Nusret, davada bahsi geçen New York’un Manhattan semtindeki şubesini Ocak 2018’de açmıştı.
New York Post’un haberine göre şubede çalışan Mustafa Fteja isimli garson kovulmadan önce bahşişlerine el konduğunu iddia ederek davacı oldu. Fteja “Nusret bahşişleri bir ortak havuza atıp daha sonra veriyordu. Fakat bunların yüzde 3’ünü keserek veriyordu. Para havuzundaki para serviste çalışmayanlara da veriliyordu. Garsonlara verilen para, barista, suşi ustası ve müdürler arasında paylaştırılıyordu” dedi.
İşten atılan garson ABD’de zorunlu olarak kabul gören yüzde 18’lik bahşiş oranı üzerindeki bahşişlerin de yine Nusret tarafından verilmediğini ileri sürdü.
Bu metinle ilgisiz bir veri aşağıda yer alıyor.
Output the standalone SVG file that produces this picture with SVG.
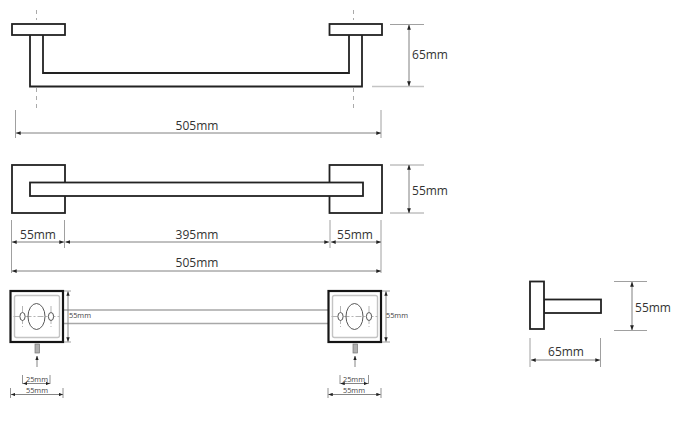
<svg xmlns="http://www.w3.org/2000/svg" width="678" height="444" viewBox="0 0 678 444">
<style>
.o{fill:#fff;stroke:#222;stroke-width:1.8}
.ol{fill:none;stroke:#222;stroke-width:1.8}
.ot{fill:#fff;stroke:#151515;stroke-width:2.2}
.c{fill:none;stroke:#aaa;stroke-width:1;stroke-dasharray:4 4}
.e{stroke:#a0a0a0;stroke-width:1;fill:none}
.d{stroke:#808080;stroke-width:1;fill:none;marker-start:url(#a);marker-end:url(#a)}
.s{stroke:#777;stroke-width:.9;fill:none;marker-start:url(#b);marker-end:url(#b)}
.r{stroke:#a8a8a8;stroke-width:1.3;fill:none}
.h{fill:#fff;stroke:#c4c4c4;stroke-width:1.4}
.t{stroke:#777;stroke-width:.8;fill:none}
.x{stroke:#b5b5b5;stroke-width:1;stroke-dasharray:6 2 2 2;fill:none}
.sc{fill:#b0b0b0;stroke:#777;stroke-width:.7}
text{font-family:"Open Sans","DejaVu Sans",sans-serif;fill:#333;text-anchor:middle}
.l{font-size:12px}
.m{font-size:7.400px;fill:#444}
</style>
<defs>
<marker id="a" viewBox="0 0 8 6" refX="7.500" refY="3" markerWidth="5" markerHeight="4" orient="auto-start-reverse" markerUnits="userSpaceOnUse"><path d="M0 0L8 3L0 6Z" fill="#222"/></marker>
<marker id="b" viewBox="0 0 8 6" refX="7.500" refY="3" markerWidth="4.500" markerHeight="3.500" orient="auto-start-reverse" markerUnits="userSpaceOnUse"><path d="M0 0L8 3L0 6Z" fill="#222"/></marker>
<g id="mount">
<rect class="ot" x="0" y="0" width="52.500" height="51"/>
<rect class="h" x="4" y="4.500" width="45" height="42" rx="2"/>
<path class="x" d="M3 25.500H50M12 15V36M40.500 15V36"/>
<ellipse cx="26" cy="25.500" rx="8.500" ry="13" fill="none" stroke="#444" stroke-width=".9"/>
<ellipse cx="12" cy="25.500" rx="2.600" ry="4" fill="#fff" stroke="#444" stroke-width=".9"/>
<ellipse cx="40.500" cy="25.500" rx="2.600" ry="4" fill="#fff" stroke="#444" stroke-width=".9"/>
</g>
</defs>
<g id="connectors">
<path class="c" d="M36.500 10V20M36.500 88V112M353.500 10V20M353.500 88V112"/>
<path class="e" d="M15.500 110V138M381 110V138M390 24.500H424"/>
<path d="M372 86.500H424" stroke="#c4c4c4" stroke-width="1.400" fill="none"/>
<path class="d" d="M16 133H381"/>
<path class="d" d="M409 25V86"/>
<path class="e" d="M390 165H424M390 213H424M11.500 220V273M64.500 220V248M330 220V248M381 220V273"/>
<path class="d" d="M409 165V213"/>
<path class="d" d="M12 242H64"/>
<path class="d" d="M65.500 242H329"/>
<path class="d" d="M331 242H381"/>
<path class="d" d="M12 271H381"/>
<path class="r" d="M63 310H328M63 323.500H328"/>
<path class="e" d="M63 291H71M63 342H71M381 291H390M381 342H390"/>
<path class="s" d="M68 291.500V341.500"/>
<path class="s" d="M386 291.500V341.500"/>
<path class="s" d="M37 367V356" style="marker-start:none"/>
<path class="s" d="M355 367V356" style="marker-start:none"/>
<path class="t" d="M22.500 375V384M50 375V384M340 375V384M368.500 375V384M10.500 388V398M63 388V398M328 388V398M381 388V398"/>
<path class="s" d="M23 383.500H50"/>
<path class="s" d="M340.500 383.500H368"/>
<path class="s" d="M11 394.500H63"/>
<path class="s" d="M328.500 394.500H380.500"/>
<path class="e" d="M614 281.500H647M614 330.500H647M530 338V367M600.500 338V367"/>
<path class="d" d="M632 282V330"/>
<path class="d" d="M531 360H600"/>
</g>
<g id="front-view">
<path class="ol" d="M30 35V86.500H362V35M43 35V73H349V35"/>
<rect class="o" x="12" y="24" width="53" height="11"/>
<rect class="o" x="329.500" y="24" width="52.500" height="11"/>
</g>
<g id="top-view">
<rect class="o" x="12" y="165" width="53" height="48"/>
<rect class="o" x="329.500" y="165" width="52.500" height="48"/>
<rect class="o" x="30" y="182.500" width="333" height="13.500"/>
</g>
<g id="mount-left"><use href="#mount" x="10.500" y="291"/></g>
<g id="mount-right"><use href="#mount" x="328.500" y="291"/></g>
<g id="screw-left"><rect class="sc" x="35" y="344" width="4.500" height="9"/></g>
<g id="screw-right"><rect class="sc" x="353" y="344" width="4.500" height="9"/></g>
<g id="side-view">
<rect class="o" x="544" y="299.500" width="57" height="13.500"/>
<rect class="o" x="530" y="281.500" width="14" height="47.500"/>
</g>
<g id="labels">
<text class="l" x="197" y="130">505mm</text>
<text class="l" x="430" y="59">65mm</text>
<text class="l" x="430" y="195">55mm</text>
<text class="l" x="38" y="239">55mm</text>
<text class="l" x="197" y="239">395mm</text>
<text class="l" x="355" y="239">55mm</text>
<text class="l" x="197" y="267">505mm</text>
<text class="m" x="80" y="318">55mm</text>
<text class="m" x="397" y="318">55mm</text>
<text class="m" x="37" y="382">25mm</text>
<text class="m" x="354" y="382">25mm</text>
<text class="m" x="37" y="393">55mm</text>
<text class="m" x="354" y="393">55mm</text>
<text class="l" x="653" y="312">55mm</text>
<text class="l" x="566" y="356">65mm</text>
</g>
</svg>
Fteja, müşterilerin bahşişi garsonlara verdiğini söylerken, Nusret’in bahşişleri ödenmeyen ya da daha az aldığından şikayetçi olan garsonları sistematik olarak kovduğunu söyledi.
New York Post, New Yorkluların aşırı pahalı olması ve sağlık kurallarını hiçe sayarak etleri çıplak elle dilimlemesi nedeniyle Nusret’i eleştiri bombardımanına tuttuğunu da aktardı.
Open table sitesine göre Nusret’in menüsündeki şarap ve ana yemek fiyatı 300 dolar (yaklaşık 1700 lira) ile 10 bin dolar (yaklaşık 54 bin lira) arasında değişiyor.